A new NCAA survey concerning the time demands on Division I athletes shows a number of areas of consensus among athletes, coaches and administrators, but it also shows areas of considerable disagreement and areas in which consensus may be difficult to achieve as the association attempts to address ways to potentially give athletes more of an opportunity to balance their college experiences.

The survey — conducted in February and March through an online questionnaire — drew responses from more than 44,000 Division I athletes across the range of NCAA sports. Athletics directors, senior women administrators, head coaches, faculty athletic representatives and others, including compliance staffers, also participated. There were nearly 50,000 responses total.

It is an outgrowth of a commitment made at the 2016 NCAA convention by schools and athlete representatives from the five power conferences, which now have the autonomy to make rules changes that can apply to all Division I schools. Faced with a number of proposals intended to reduce the amount of time athletes spend on their sports, the schools and athlete representatives tabled those concepts in favor of a resolution to study the issue and develop new proposals for the 2017 convention.

All of the participants in the survey generally agreed that there should be at least eight hours overnight between activities that can be counted toward the NCAA’s 20-hour-per-week limit on what athletes can do with their teams during the season. There also was agreement about implementing what is termed a “mandatory no-activity period” immediately following the end of a season, as well as offseason no-activity period in which athletes would be encouraged to participate in an educational or career-development activity. But there was disagreement about how long these periods should be.

Potential changes to the 20-hour-per-week rules have long been an area of contention among athletes and coaches, as previous surveys of athletes show they spend far more than 20 hours per week on their sports during the season.

They end up complying with the limit, in part, because of computation rules such as all competition and associated activities on the day of competition counting as three hours against the limit regardless of the actual duration of the competition and activities. In addition, a travel day that includes no athletic activities can be counted as the one day off per week that is required for athletes during the season.

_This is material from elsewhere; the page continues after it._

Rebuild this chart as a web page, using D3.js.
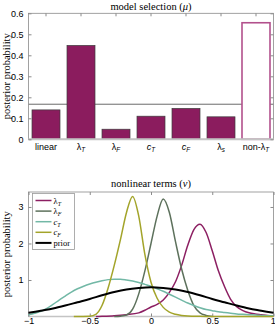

The survey showed that a majority of athletes felt that travel to and from games, compliance meetings and organized team promotional activities also should be counted toward the 20-hour limit. A majority of the faculty athletics representatives agreed, but a majority of AD’s, coaches and administrators disagreed. For example, 63% of athletes said travel should count against the limit while 7% of coaches and 25% of AD’s said travel should count.

Participants also were asked: If the definition of countable activities was expanded, would you be supportive of increasing the hours limit? Athletes in some of the NCAA’s most prominent sports were among the least supportive of this idea. FBS football players were least supportive (34%), followed by those in men’s lacrosse (35%), women’s basketball and FCS football (38% each), men’s lacrosse (35%) and men’s basketball (41%). At least 60% of the head coaches in each of those sports supported that idea (73% in men’s basketball) and 64% of the athletics directors did so, including 56% of the ADs at Power Five conference schools.

Athletes in these sports also largely supported the creation of time limits on team activities during preseason practice and academic vacation periods, while majorities of head coaches in those sports did not, except 52% of men’s lacrosse coaches said they supported this during vacation periods.

Athletics directors were nearly split on the idea of an hours limit during the preseason, with 47% supporting such a limit for all sports, 48% not supporting any changes and 5% saying such an idea should be applied only to some sports.